Asesinato a la vista del Estado
El asesinato de dos jóvenes en las inmediaciones de Tepuche, en Sinaloa, a tan solo 500 metros de un campamento militar, revela con brutal claridad el dominio que ejerce el crimen organizado en vastas regiones del país.
Este no fue un crimen cualquiera ni un hecho aislado: es una ejecución deliberada en el corazón de un territorio custodiado por fuerzas federales.
Los cuerpos fueron encontrados ejecutados, casi como una firma. No es sólo una tragedia, es un mensaje: “Podemos matar aquí, delante de ustedes, y no pasa nada.” La cercanía con el puesto militar no parece accidental. Es una burla, una provocación, un acto de soberanía criminal que desafía la narrativa oficial de control.
Eficiencia criminal, inteligencia y control del territorio
El “levantón” —como se conoce al secuestro exprés con fines de ejecución— ocurrió sin que las fuerzas de seguridad lo advirtieran o respondieran a tiempo. Esto sugiere una logística precisa, conocimiento detallado de los tiempos de reacción, y una capacidad táctica que pone en ridículo al aparato estatal.

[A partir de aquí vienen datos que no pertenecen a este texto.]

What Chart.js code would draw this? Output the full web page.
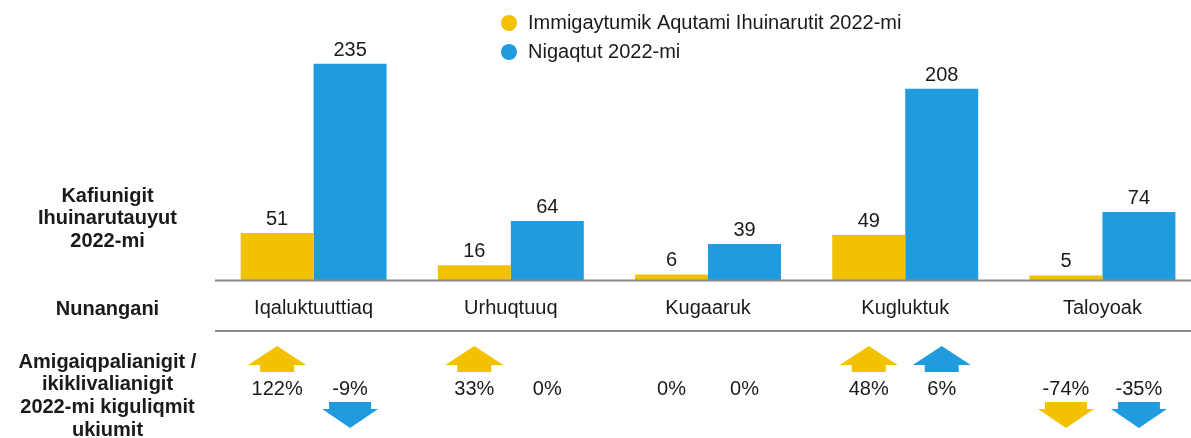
<!DOCTYPE html>
<html>
<head>
<meta charset="utf-8">
<script src="https://cdn.jsdelivr.net/npm/chart.js@4/dist/chart.umd.min.js"></script>
<style>
  html, body { margin: 0; padding: 0; background: #fff; }
  #wrap { width: 1191px; height: 438px; position: relative; }
</style>
</head>
<body>
<div id="wrap"><canvas id="chart"></canvas></div>
<script>
// data
var communities = ['Iqaluktuuttiaq', 'Urhuqtuuq', 'Kugaaruk', 'Kugluktuk', 'Taloyoak'];
var seriesNames = ['Immigaytumik Aqutami Ihuinarutit 2022-mi', 'Nigaqtut 2022-mi'];
var immigaytumik = [51, 16, 6, 49, 5];
var nigaqtut = [235, 64, 39, 208, 74];
var changeImmigaytumik = [122, 33, 0, 48, -74];
var changeNigaqtut = [-9, 0, 0, 6, -35];
var titleBars = ['Kafiunigit', 'Ihuinarutauyut', '2022-mi'];
var titleNames = ['Nunangani'];
var titleChange = ['Amigaiqpalianigit /', 'ikiklivalianigit', '2022-mi kiguliqmit', 'ukiumit'];

var YELLOW = 'rgb(242, 194, 0)';
var BLUE = 'rgb(32, 155, 222)';
var TEXT = '#1a1a1a';
var LINE = '#8a8a8a';
var FONT = "'Liberation Sans', Arial, sans-serif";

function toPoints(arr) {
    return arr.map(function(v, i) { return {x: i, y: v}; });
}

function drawArrow(ctx, cx, up, top, color) {
    ctx.fillStyle = color;
    ctx.beginPath();
    if (up) {
        // tip, head base, stem bottom
        ctx.moveTo(cx, top);
        ctx.lineTo(cx + 29, top + 19);
        ctx.lineTo(cx + 17, top + 19);
        ctx.lineTo(cx + 17, top + 26);
        ctx.lineTo(cx - 17, top + 26);
        ctx.lineTo(cx - 17, top + 19);
        ctx.lineTo(cx - 29, top + 19);
    } else {
        ctx.moveTo(cx - 21, top);
        ctx.lineTo(cx + 21, top);
        ctx.lineTo(cx + 21, top + 7);
        ctx.lineTo(cx + 28, top + 7);
        ctx.lineTo(cx, top + 26);
        ctx.lineTo(cx - 28, top + 7);
        ctx.lineTo(cx - 21, top + 7);
    }
    ctx.closePath();
    ctx.fill();
}

var tablePlugin = {
    id: 'tablePlugin',
    afterDatasetsDraw: function(chart) {
        var ctx = chart.ctx;
        var area = chart.chartArea;
        var base = chart.scales.y.getPixelForValue(0);
        var right = chart.width;
        ctx.save();

        // value labels above bars
        ctx.font = '20px ' + FONT;
        ctx.fillStyle = TEXT;
        ctx.textAlign = 'center';
        ctx.textBaseline = 'alphabetic';
        chart.data.datasets.forEach(function(ds, d) {
            chart.getDatasetMeta(d).data.forEach(function(bar, i) {
                ctx.fillText(String(ds.data[i].y), bar.x, bar.y - 8);
            });
        });

        // lines
        var line2 = base + 51;
        ctx.strokeStyle = LINE;
        ctx.lineWidth = 2;
        ctx.beginPath();
        ctx.moveTo(area.left, base + 0.5);
        ctx.lineTo(right, base + 0.5);
        ctx.moveTo(area.left, line2);
        ctx.lineTo(right, line2);
        ctx.stroke();

        // community names
        ctx.textBaseline = 'middle';
        ctx.fillStyle = TEXT;
        var xs = chart.scales.x;
        communities.forEach(function(c, i) {
            ctx.fillText(c, xs.getPixelForValue(i), base + 28);
        });

        // change row
        var changes = [changeImmigaytumik, changeNigaqtut];
        var colors = [YELLOW, BLUE];
        changes.forEach(function(arr, d) {
            var bars = chart.getDatasetMeta(d).data;
            arr.forEach(function(v, i) {
                var cx = bars[i].x;
                ctx.fillStyle = TEXT;
                ctx.font = '20px ' + FONT;
                ctx.textAlign = 'center';
                ctx.textBaseline = 'middle';
                ctx.fillText(v + '%', cx, line2 + 58);
                if (v > 0) drawArrow(ctx, cx, true, line2 + 15, colors[d]);
                if (v < 0) drawArrow(ctx, cx, false, line2 + 71, colors[d]);
            });
        });

        // row titles on the left
        ctx.font = 'bold 20px ' + FONT;
        ctx.fillStyle = TEXT;
        ctx.textAlign = 'center';
        ctx.textBaseline = 'middle';
        var tx = area.left / 2;
        titleBars.forEach(function(t, k) { ctx.fillText(t, tx, 196 + k * 22.5); });
        titleNames.forEach(function(t) { ctx.fillText(t, tx, base + 29); });
        titleChange.forEach(function(t, k) { ctx.fillText(t, tx, 362 + k * 22.7); });

        // legend
        ctx.font = '20px ' + FONT;
        ctx.textAlign = 'left';
        chart.data.datasets.forEach(function(ds, d) {
            var ly = 23 + d * 29;
            ctx.fillStyle = ds.backgroundColor;
            ctx.beginPath();
            ctx.arc(509, ly, 8, 0, Math.PI * 2);
            ctx.fill();
            ctx.fillStyle = TEXT;
            ctx.fillText(ds.label, 528, ly);
        });

        ctx.restore();
    }
};

var ctx = document.getElementById('chart').getContext('2d');
var myChart = new Chart(ctx, {
    type: 'bar',
    data: {
        datasets: [{
            label: seriesNames[0],
            data: toPoints(immigaytumik),
            backgroundColor: YELLOW,
        }, {
            label: seriesNames[1],
            data: toPoints(nigaqtut),
            backgroundColor: BLUE,
        }],
    },
    options: {
        responsive: true,
        maintainAspectRatio: false,
        animation: false,
        categoryPercentage: 0.74,
        barPercentage: 1.0,
        layout: {
            padding: { left: 215, right: 0, top: 4, bottom: 158 }
        },
        plugins: {
            legend: { display: false },
            tooltip: { enabled: false },
        },
        scales: {
            x: {
                type: 'linear',
                display: false,
                min: -0.5,
                max: 4.449,
                offset: false,
                afterBuildTicks: function(scale) {
                    scale.ticks = communities.map(function(c, i) { return {value: i}; });
                },
            },
            y: {
                display: false,
                min: 0,
                max: 300,
            },
        },
    },
    plugins: [tablePlugin],
});
</script>
</body>
</html>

Aquí no hablamos de improvisación. Hablamos de un crimen ejecutado con inteligencia, planeación y con un dominio absoluto del terreno. El Cártel de Sinaloa opera como una estructura militar paralela: sabe dónde están los soldados, cómo actúan, qué rutas usan, y, sobre todo, sabe que no intervendrán.

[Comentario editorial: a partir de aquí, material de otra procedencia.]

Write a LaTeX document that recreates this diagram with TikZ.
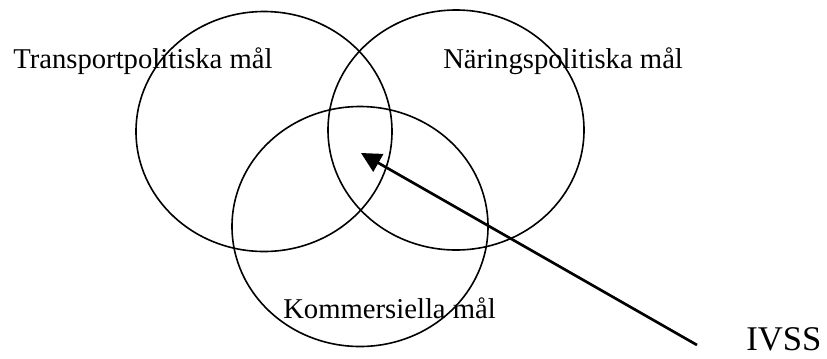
\documentclass[tikz,border=0pt]{standalone}
\usepackage{fontspec}
\setmainfont{Liberation Serif}
\usetikzlibrary{arrows.meta,shapes.geometric,positioning}

\tikzset{
  mal/.style={draw,ellipse,line width=1.2pt,minimum width=192pt,minimum height=180pt,inner sep=0pt},
  etikett/.style={anchor=base west,inner sep=0pt,font=\fontsize{21.5}{24}\selectfont},
}

\begin{document}
\begin{tikzpicture}[x=0.75pt,y=-0.75pt,>={Triangle[length=15pt,width=15pt]}]
\useasboundingbox (0,0) rectangle (827,358);
\node[mal] (transp) at (264,131.5) {};
\node[mal] (naering) at (456,130) {};
\node[mal] (kommers) at (360,226.5) {};
\node[etikett] (ltransp) at (13,68) {Transportpolitiska mål};
\node[etikett] (lnaering) at (443,68) {Näringspolitiska mål};
\node[etikett] (lkommers) at (283,318) {Kommersiella mål};
\node[etikett,font=\fontsize{26}{29}\selectfont] (ivss) at (746,350) {IVSS};
% pilen mot snittet
\coordinate (svans) at (697,345);
\coordinate (spets) at (361,153);
\draw[->,line width=2pt] (svans)--(spets);
\end{tikzpicture}
\end{document}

¿Estado ausente o cómplice?
Que un doble homicidio ocurra a menos de medio kilómetro de un campamento del Ejército sin reacción inmediata pone sobre la mesa una pregunta incómoda: ¿el Estado mexicano está rebasado o ha cedido? ¿Se trata de debilidad o de complicidad?
En regiones como Sinaloa, el Ejército patrulla, pero no incomoda. Observa, pero no actúa. Y cuando actúa, lo hace selectivamente. La población ya no espera justicia ni protección: espera que no le toque a ella.
La normalización del horror
Este tipo de asesinatos ya no sorprenden. En Culiacán y sus alrededores, los levantones, ejecuciones, balaceras y “mensajes” con cadáveres son parte del paisaje. Solo los medios locales más comprometidos se atreven a informar. Lo demás es silencio.
La violencia, en estos contextos, no es solo una consecuencia del narcotráfico: es su herramienta de control social. Impone miedo, castiga la disidencia y establece un orden paralelo. La población aprende rápido qué se puede decir, a quién se puede mirar, y qué preguntas jamás deben hacerse.
Silencio oficial: la omisión como costumbre
Las reacciones del gobierno ante estos hechos son siempre tibias o nulas. Declaraciones vagas, comunicados escuetos, investigaciones que no avanzan. Ni siquiera hay una condena pública firme. Y cuando hay, llega tarde.
No es casual. El Estado ha perdido la narrativa. Ya no puede sostener el discurso de seguridad y control cuando los criminales ejecutan con precisión quirúrgica a unos pasos de un campamento militar.
Un poder paralelo que se regenera
Este doble asesinato no es solo una tragedia, es una representación del poder. Una coreografía macabra que revela la sofisticación y el nivel de organización del crimen organizado. No se trata de bandas improvisadas. Es una estructura de poder que desafía, sustituye y a veces coopta al Estado.
Y cuando el Estado logra un golpe, el crimen se regenera. Los operadores son reemplazables. Como piezas de ajedrez, caen y son sustituidos en minutos. Porque aquí, lo que importa no es el individuo, sino el sistema que lo sostiene.
Sinaloa no es una excepción. Es un espejo de lo que ocurre en muchas regiones de México donde el Estado ha perdido —o cedido— el control. Y mientras sigamos hablando solo de “narcotráfico” y no de “poder paralelo”, seguiremos leyendo cadáveres como estadísticas y campamentos militares como simples decorados.